Concept 2: Transfer Works Best When Source and Target Tasks Are Related Enough
Not all transferred knowledge is equally useful. A model pretrained on natural images is often helpful for another natural-image task, especially when the new data is limited. A language model pretrained on broad text can help many text tasks. But if source and target domains are too far apart, transfer may help less or even hurt.
A simple way to reason about it is:
more source-target similarity
-> more likely reusable features
less source-target similarity
-> more risk that the pretrained bias is mismatched
For the warehouse example, a vision backbone pretrained on general object images is often a strong starting point because edges, textures, and local structure still matter. But if the target were hyperspectral industrial imagery or a very unusual modality, the transfer value might drop.
This is the main practical judgment in transfer learning. You are asking not "is the pretrained model powerful?" but "is its learned representation close enough to what my target task needs?"
Concept 3: Feature Extraction and Fine-Tuning Are Two Different Reuse Strategies
The two classic strategies are:
- feature extraction: freeze most or all of the pretrained backbone and train only a new task-specific head
- fine-tuning: continue training some or all of the pretrained model on the target task
Feature extraction is simpler and safer when data is limited. It treats the pretrained model as a fixed representation engine.
for param in backbone.parameters():
param.requires_grad = False
Fine-tuning is more flexible.
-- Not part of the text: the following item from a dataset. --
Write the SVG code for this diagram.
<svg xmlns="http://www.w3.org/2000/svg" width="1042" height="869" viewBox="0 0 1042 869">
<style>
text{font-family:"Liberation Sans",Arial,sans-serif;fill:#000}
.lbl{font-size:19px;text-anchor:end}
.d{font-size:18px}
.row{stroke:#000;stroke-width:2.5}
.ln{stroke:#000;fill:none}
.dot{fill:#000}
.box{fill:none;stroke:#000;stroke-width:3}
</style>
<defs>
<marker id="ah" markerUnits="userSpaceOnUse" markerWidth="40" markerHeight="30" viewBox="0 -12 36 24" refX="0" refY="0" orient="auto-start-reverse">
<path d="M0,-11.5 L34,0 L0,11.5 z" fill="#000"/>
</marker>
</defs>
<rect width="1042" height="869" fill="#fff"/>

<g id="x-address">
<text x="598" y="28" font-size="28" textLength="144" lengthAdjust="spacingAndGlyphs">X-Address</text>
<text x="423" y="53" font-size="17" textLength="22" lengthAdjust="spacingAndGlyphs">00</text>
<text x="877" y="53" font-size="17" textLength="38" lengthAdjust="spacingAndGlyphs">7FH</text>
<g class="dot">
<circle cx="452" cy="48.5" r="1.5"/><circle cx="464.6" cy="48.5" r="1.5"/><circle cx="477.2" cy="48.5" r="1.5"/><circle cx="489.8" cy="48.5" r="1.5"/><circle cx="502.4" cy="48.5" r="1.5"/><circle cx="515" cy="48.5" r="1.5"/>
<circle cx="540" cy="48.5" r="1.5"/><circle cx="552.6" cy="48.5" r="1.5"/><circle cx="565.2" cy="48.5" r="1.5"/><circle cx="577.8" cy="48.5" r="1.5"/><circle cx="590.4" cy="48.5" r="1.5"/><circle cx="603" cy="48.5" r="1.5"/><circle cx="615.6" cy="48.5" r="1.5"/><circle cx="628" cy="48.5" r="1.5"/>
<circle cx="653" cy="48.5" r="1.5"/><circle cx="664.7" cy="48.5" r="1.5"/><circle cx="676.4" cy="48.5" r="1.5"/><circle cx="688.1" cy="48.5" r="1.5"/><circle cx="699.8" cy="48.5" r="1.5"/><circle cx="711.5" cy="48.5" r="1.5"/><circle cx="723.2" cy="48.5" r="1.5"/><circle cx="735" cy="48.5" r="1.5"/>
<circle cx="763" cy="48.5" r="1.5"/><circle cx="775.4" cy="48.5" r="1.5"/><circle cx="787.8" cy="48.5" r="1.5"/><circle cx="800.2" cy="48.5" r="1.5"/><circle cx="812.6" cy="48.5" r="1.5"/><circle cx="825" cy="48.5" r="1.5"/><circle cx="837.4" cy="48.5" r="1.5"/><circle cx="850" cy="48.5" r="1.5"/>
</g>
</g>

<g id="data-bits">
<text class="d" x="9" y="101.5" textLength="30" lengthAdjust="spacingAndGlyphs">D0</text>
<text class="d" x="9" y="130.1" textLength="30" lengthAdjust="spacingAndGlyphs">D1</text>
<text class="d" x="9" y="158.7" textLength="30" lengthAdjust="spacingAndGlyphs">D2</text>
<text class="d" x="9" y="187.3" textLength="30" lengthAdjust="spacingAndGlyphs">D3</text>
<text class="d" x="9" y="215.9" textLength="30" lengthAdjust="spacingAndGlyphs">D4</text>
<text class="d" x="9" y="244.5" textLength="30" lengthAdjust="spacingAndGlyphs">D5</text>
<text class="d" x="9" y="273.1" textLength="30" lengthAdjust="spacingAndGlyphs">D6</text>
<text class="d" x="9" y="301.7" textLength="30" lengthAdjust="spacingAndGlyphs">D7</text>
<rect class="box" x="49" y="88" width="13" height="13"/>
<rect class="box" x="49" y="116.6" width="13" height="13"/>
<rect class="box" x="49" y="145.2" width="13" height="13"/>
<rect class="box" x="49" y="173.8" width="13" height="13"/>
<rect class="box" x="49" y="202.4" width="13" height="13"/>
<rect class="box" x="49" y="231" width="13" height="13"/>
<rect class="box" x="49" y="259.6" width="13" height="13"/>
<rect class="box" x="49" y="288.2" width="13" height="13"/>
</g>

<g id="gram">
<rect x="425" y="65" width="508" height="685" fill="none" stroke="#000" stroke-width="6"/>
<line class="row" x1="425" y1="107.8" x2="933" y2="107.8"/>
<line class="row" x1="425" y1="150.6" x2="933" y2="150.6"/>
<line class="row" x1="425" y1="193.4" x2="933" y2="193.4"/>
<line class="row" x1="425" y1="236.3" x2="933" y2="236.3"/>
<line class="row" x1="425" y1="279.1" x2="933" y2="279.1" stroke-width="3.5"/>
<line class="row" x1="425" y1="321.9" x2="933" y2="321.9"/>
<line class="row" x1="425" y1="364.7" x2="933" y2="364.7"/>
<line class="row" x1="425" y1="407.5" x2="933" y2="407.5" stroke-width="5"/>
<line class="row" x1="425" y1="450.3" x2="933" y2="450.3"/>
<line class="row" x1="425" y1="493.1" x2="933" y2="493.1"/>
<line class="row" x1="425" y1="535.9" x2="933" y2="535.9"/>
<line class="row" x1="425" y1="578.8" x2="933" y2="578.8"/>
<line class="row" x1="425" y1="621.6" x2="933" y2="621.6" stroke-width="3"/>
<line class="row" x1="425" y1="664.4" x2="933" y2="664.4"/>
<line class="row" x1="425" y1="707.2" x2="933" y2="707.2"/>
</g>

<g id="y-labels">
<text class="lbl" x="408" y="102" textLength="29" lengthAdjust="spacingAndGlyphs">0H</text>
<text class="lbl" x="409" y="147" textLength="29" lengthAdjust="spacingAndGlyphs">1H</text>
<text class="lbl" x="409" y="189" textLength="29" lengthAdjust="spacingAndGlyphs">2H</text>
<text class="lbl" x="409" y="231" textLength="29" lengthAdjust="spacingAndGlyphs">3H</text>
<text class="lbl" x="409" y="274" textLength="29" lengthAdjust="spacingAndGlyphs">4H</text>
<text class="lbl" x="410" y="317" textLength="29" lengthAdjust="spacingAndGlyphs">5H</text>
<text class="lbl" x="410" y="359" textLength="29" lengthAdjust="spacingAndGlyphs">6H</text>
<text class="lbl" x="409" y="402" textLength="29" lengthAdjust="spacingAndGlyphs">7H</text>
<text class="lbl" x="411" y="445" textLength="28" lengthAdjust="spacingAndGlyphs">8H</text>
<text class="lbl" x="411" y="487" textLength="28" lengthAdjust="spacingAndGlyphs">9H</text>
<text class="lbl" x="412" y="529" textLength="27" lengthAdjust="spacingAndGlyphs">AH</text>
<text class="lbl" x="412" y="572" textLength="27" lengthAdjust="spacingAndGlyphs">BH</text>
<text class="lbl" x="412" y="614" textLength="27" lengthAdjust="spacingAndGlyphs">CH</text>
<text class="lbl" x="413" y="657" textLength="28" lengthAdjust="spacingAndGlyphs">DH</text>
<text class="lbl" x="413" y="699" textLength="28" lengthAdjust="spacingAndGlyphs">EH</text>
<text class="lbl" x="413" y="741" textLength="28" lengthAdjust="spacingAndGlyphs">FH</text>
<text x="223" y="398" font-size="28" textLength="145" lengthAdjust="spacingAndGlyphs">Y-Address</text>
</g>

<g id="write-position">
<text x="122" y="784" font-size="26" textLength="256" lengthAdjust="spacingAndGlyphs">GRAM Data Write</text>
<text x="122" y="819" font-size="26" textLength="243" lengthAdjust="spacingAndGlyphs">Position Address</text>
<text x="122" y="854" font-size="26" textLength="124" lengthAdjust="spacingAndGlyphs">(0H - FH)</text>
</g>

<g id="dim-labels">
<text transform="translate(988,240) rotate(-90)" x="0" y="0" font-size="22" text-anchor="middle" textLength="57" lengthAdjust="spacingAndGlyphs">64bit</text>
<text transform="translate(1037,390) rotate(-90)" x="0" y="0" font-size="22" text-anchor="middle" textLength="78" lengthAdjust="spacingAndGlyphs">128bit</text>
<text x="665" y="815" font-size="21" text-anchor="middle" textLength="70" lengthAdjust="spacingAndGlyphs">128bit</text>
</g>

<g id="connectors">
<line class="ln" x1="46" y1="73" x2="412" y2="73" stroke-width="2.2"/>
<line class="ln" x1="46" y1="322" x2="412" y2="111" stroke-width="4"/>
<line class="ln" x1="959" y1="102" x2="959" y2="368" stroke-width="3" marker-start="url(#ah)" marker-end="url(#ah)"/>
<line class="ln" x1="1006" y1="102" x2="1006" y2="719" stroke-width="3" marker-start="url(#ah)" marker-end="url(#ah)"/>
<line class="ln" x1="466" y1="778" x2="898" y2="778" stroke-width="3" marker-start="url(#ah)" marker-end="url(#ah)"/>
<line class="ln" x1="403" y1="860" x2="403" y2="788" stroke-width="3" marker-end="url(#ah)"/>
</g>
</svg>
It lets the pretrained features adapt to the new domain, but it also increases the risk of overfitting or forgetting useful source-task structure if done carelessly.
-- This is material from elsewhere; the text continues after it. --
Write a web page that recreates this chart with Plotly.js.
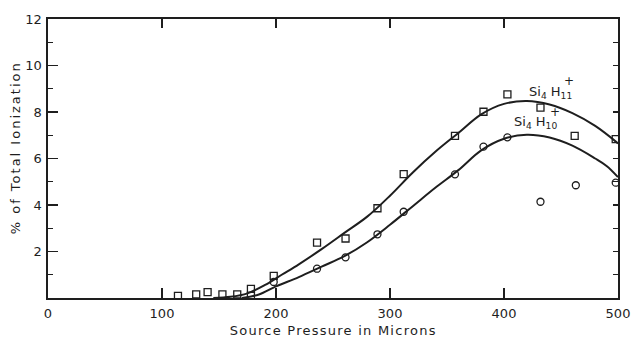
<!DOCTYPE html>
<html>
<head>
<meta charset="utf-8">
<script src="https://cdn.plot.ly/plotly-3.0.1.min.js"></script>
<style>
  html, body { margin: 0; padding: 0; background: #fff; }
  #chart { width: 637px; height: 340px; }
  .annotation[data-index="0"] text { letter-spacing: 1.25px; }
  .annotation[data-index="1"] text { letter-spacing: 2px; }
</style>
</head>
<body>
<div id="chart"></div>
<script>
// Measured points: Si4H11+ (squares) and Si4H10+ (circles)
const si4h11X = [114, 130, 140, 153, 166, 178, 178, 198, 236, 261, 289, 312, 357, 382, 403, 432, 462, 498];
const si4h11Y = [0.09, 0.16, 0.25, 0.16, 0.16, 0.39, 0.09, 0.95, 2.38, 2.56, 3.86, 5.33, 6.97, 8.01, 8.76, 8.19, 6.97, 6.83];

const si4h10X = [198, 236, 261, 289, 312, 357, 382, 403, 432, 463, 498];
const si4h10Y = [0.69, 1.26, 1.75, 2.74, 3.71, 5.32, 6.51, 6.91, 4.14, 4.85, 4.96];

// Smooth curves drawn through the data
const fit11X = [145, 160, 175, 190, 205, 220, 240, 260, 280, 300, 320, 340, 360, 380, 400, 420, 440, 460, 480, 500];
const fit11Y = [0, 0.05, 0.2, 0.55, 1.0, 1.45, 2.1, 2.8, 3.5, 4.4, 5.4, 6.3, 7.1, 7.9, 8.35, 8.47, 8.32, 7.95, 7.4, 6.65];

const fit10X = [170, 185, 200, 220, 240, 260, 280, 300, 320, 340, 360, 380, 400, 420, 440, 460, 480, 490, 500];
const fit10Y = [0, 0.15, 0.5, 0.9, 1.35, 1.8, 2.4, 3.15, 3.95, 4.75, 5.5, 6.35, 6.85, 7.02, 6.9, 6.55, 6.0, 5.68, 5.2];

const xTicks = [0, 100, 200, 300, 400, 500];
const yTicks = [2, 4, 6, 8, 10, 12];

const ink = '#1e1e1e';
const font = 'DejaVu Sans, Liberation Sans, sans-serif';

const traces = [
  { x: fit11X, y: fit11Y, mode: 'lines', line: { color: ink, width: 2, shape: 'spline', smoothing: 1 }, hoverinfo: 'skip' },
  { x: fit10X, y: fit10Y, mode: 'lines', line: { color: ink, width: 2, shape: 'spline', smoothing: 1 }, hoverinfo: 'skip' },
  { x: si4h11X, y: si4h11Y, mode: 'markers',
    marker: { symbol: 'square-open', size: 7, color: ink, line: { width: 1.3, color: ink } } },
  { x: si4h10X, y: si4h10Y, mode: 'markers',
    marker: { symbol: 'circle-open', size: 7, color: ink, line: { width: 1.3, color: ink } } },
  // invisible trace anchoring the right-hand and top tick axes
  { x: [0], y: [0], xaxis: 'x2', yaxis: 'y2', mode: 'markers', marker: { opacity: 0 }, hoverinfo: 'skip' }
];

const layout = {
  width: 637, height: 340,
  margin: { l: 48, r: 19, t: 19, b: 42 },
  paper_bgcolor: '#fff', plot_bgcolor: '#fff',
  showlegend: false,
  font: { family: font, color: ink, size: 13 },
  xaxis: {
    range: [0, 500], tickvals: xTicks, ticktext: xTicks.map(String),
    ticks: 'inside', ticklen: 10, tickwidth: 1.3, tickcolor: ink,
    showline: true, linecolor: ink, linewidth: 1.6,
    showgrid: false, zeroline: false, ticklabelstandoff: 3,
    tickfont: { size: 13, family: font, color: ink }
  },
  yaxis: {
    range: [0, 12], tickvals: yTicks, ticktext: yTicks.map(String),
    ticks: 'inside', ticklen: 10, tickwidth: 1.3, tickcolor: ink,
    minor: { ticks: 'inside', dtick: 1, ticklen: 5, tickwidth: 1.3, tickcolor: ink, showgrid: false },
    showline: true, linecolor: ink, linewidth: 1.6,
    showgrid: false, zeroline: false, ticklabelstandoff: 2,
    tickfont: { size: 13, family: font, color: ink }
  },
  xaxis2: {
    overlaying: 'x', side: 'top', anchor: 'y2', range: [0, 500],
    tickvals: [100, 200, 300, 400], showticklabels: false,
    ticks: 'inside', ticklen: 9, tickwidth: 1.3, tickcolor: ink,
    showline: true, linecolor: ink, linewidth: 1.6, showgrid: false, zeroline: false
  },
  yaxis2: {
    overlaying: 'y', side: 'right', anchor: 'x2', range: [0, 12],
    tickvals: [1, 2, 3, 4, 5, 6, 7, 8, 9, 10, 11], showticklabels: false,
    ticks: 'inside', ticklen: 5, tickwidth: 1.3, tickcolor: ink,
    showline: true, linecolor: ink, linewidth: 1.6, showgrid: false, zeroline: false
  },
  annotations: [
    { text: 'Source Pressure in Microns', xref: 'paper', yref: 'paper', x: 0.5, y: -0.118,
      xanchor: 'center', yanchor: 'middle', showarrow: false, font: { size: 13, family: font, color: ink } },
    { text: '% of Total Ionization', xref: 'paper', yref: 'paper', x: -0.058, y: 0.54,
      xanchor: 'center', yanchor: 'middle', textangle: -90, showarrow: false, font: { size: 13, family: font, color: ink } },
    { text: 'Si<sub>4</sub> H<sub>11</sub>', x: 420, y: 8.86, xanchor: 'left', yanchor: 'middle',
      showarrow: false, font: { size: 13, family: font, color: ink } },
    { text: '+', x: 457, y: 9.35, xanchor: 'center', yanchor: 'middle',
      showarrow: false, font: { size: 12, family: font, color: ink } },
    { text: 'Si<sub>4</sub> H<sub>10</sub>', x: 407, y: 7.57, xanchor: 'left', yanchor: 'middle',
      showarrow: false, font: { size: 13, family: font, color: ink } },
    { text: '+', x: 444.5, y: 8.02, xanchor: 'center', yanchor: 'middle',
      showarrow: false, font: { size: 12, family: font, color: ink } }
  ]
};

Plotly.newPlot('chart', traces, layout, { staticPlot: true, displayModeBar: false });
</script>
</body>
</html>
feature extraction -> safer, cheaper, less adaptive
fine-tuning -> more adaptive, more compute, more risk
This is the real decision boundary in practice. If the target dataset is small and close to the source, freezing more layers may be enough. If the target task is different enough, careful fine-tuning can buy significant gains.
That is also why transfer learning is not a single trick. It is a family of reuse strategies with different degrees of adaptation.
Troubleshooting
Issue: Assuming a pretrained model is always better than training from scratch.
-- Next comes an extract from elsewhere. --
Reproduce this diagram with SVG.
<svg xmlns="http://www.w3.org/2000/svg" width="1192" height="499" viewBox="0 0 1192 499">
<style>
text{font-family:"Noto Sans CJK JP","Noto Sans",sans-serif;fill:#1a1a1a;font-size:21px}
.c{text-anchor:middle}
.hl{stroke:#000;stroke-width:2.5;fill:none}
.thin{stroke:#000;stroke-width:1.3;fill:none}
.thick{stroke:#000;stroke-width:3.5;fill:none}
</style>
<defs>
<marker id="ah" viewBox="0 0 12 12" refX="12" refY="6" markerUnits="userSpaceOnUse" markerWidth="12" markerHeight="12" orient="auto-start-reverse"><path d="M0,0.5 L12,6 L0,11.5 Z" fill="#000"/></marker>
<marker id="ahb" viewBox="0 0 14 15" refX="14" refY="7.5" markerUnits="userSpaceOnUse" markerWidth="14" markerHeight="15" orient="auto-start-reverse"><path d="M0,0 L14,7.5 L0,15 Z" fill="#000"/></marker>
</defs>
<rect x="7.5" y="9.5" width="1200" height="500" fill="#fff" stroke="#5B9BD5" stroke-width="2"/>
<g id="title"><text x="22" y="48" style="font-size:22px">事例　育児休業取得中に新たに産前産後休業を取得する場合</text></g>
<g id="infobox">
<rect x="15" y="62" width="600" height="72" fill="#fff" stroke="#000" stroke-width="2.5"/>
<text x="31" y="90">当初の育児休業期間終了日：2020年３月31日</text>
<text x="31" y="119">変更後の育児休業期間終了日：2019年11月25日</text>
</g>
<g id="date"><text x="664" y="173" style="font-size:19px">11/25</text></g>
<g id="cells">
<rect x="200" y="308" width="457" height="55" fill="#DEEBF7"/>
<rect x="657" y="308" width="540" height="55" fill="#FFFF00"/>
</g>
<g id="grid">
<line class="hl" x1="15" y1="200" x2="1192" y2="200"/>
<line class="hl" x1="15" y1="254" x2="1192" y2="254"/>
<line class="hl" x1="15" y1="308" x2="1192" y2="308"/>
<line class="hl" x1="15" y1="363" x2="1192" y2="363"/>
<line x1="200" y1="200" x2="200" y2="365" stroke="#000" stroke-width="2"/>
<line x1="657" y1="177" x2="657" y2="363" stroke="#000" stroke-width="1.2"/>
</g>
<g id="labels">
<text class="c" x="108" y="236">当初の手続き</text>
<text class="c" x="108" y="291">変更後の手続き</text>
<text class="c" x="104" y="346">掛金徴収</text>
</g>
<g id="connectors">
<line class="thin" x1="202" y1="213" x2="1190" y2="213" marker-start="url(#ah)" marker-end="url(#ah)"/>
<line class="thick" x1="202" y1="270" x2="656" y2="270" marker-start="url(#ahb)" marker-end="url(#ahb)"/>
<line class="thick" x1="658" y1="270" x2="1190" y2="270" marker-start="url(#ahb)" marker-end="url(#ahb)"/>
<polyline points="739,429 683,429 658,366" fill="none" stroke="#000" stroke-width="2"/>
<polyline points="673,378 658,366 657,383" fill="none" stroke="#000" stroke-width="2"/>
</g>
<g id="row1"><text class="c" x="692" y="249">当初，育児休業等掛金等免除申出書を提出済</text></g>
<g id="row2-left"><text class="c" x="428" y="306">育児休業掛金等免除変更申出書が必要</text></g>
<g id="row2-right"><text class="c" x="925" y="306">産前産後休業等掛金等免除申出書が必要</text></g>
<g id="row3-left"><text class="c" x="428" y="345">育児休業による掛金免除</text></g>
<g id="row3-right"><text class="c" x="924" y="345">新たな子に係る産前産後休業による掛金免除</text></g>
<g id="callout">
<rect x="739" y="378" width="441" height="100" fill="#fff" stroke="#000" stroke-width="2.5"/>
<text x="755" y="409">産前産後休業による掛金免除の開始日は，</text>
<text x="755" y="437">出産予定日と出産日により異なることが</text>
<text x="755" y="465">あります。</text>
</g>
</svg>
Why it happens / is confusing: Pretraining sounds like strictly more knowledge.
Clarification / Fix: Pretraining helps only when the learned representation transfers meaningfully to the target task and domain.
Issue: Freezing too much and getting weak target-task performance.
Why it happens / is confusing: Feature extraction is safer, so it can feel like the default best choice.
Clarification / Fix: If the new task differs enough from the source task, the model may need some fine-tuning to adapt its features.
Issue: Fine-tuning everything immediately on a small dataset.
Why it happens / is confusing: If adaptation is good, more adaptation sounds better.
Clarification / Fix: Full fine-tuning on limited data can overfit or destabilize useful pretrained features. Start with a smaller adaptation step when data is scarce.
Issue: Thinking transfer learning means only copying model weights.
Why it happens / is confusing: The reuse is visible in the checkpoint file.
Clarification / Fix: The real asset is the representation encoded by those weights, not the raw numbers themselves.
Advanced Connections
Connection 1: Transfer Learning ↔ Representation Learning
The parallel: Transfer works when the source task forced the model to learn features that remain useful outside the original label set.
Real-world case: This is why large pretrained backbones became such a central asset in vision, language, and multimodal systems.
Connection 2: Transfer Learning ↔ Sample Efficiency
The parallel: Reusing a pretrained representation often reduces how much labeled target data you need to reach useful performance.
Real-world case: Many practical ML projects become feasible only because transfer learning lowers the amount of new supervision required.
Resources
Optional Deepening Resources
- [DOCS] PyTorch Transfer Learning for Computer Vision Tutorial
- Link: https://pytorch.org/tutorials/beginner/transfer_learning_tutorial.html
- Focus: See feature extraction and fine-tuning side by side in a concrete vision example.
- [DOCS] torchvision Models
- Link: https://pytorch.org/vision/stable/models.html
- Focus: Explore common pretrained backbones available for transfer workflows.
- [BOOK] Dive into Deep Learning: Fine-Tuning
- Link: https://d2l.ai/chapter_computer-vision/fine-tuning.html
- Focus: Read a practical treatment of transfer in vision models.
- [PAPER] How transferable are features in deep neural networks?
- Link: https://arxiv.org/abs/1411.1792
- Focus: Read a classic empirical study of which features transfer across tasks.
Key Insights
- Transfer learning reuses learned representation - The backbone often contains useful structure beyond the original labels.
- Similarity between source and target matters - Transfer is strongest when the pretrained features align with the new task.
- Feature extraction and fine-tuning are different reuse regimes - One favors safety and efficiency, the other favors adaptation.
Knowledge Check (Test Questions)
-
What is the main thing transfer learning is trying to reuse?
- A) Only the final class labels from the source task.
- B) Useful internal representations learned from the source task.
- C) The exact training logs from the source run.
-
When is transfer learning most likely to help?
- A) When the source and target tasks or domains are related enough that learned features remain useful.
- B) Only when the target dataset is larger than the source dataset.
- C) Only when no classifier head is used.
-
What is the practical difference between feature extraction and fine-tuning?
- A) Feature extraction freezes most of the backbone, while fine-tuning updates more of it on the target task.
- B) They are the same process with different names.
- C) Fine-tuning always uses less compute than feature extraction.
Answers
1. B: The value is in reusing a learned representation that can generalize to the target task.
2. A: Transfer depends strongly on whether the source representation matches the target domain and task structure.
3. A: That is the core practical distinction between the two strategies.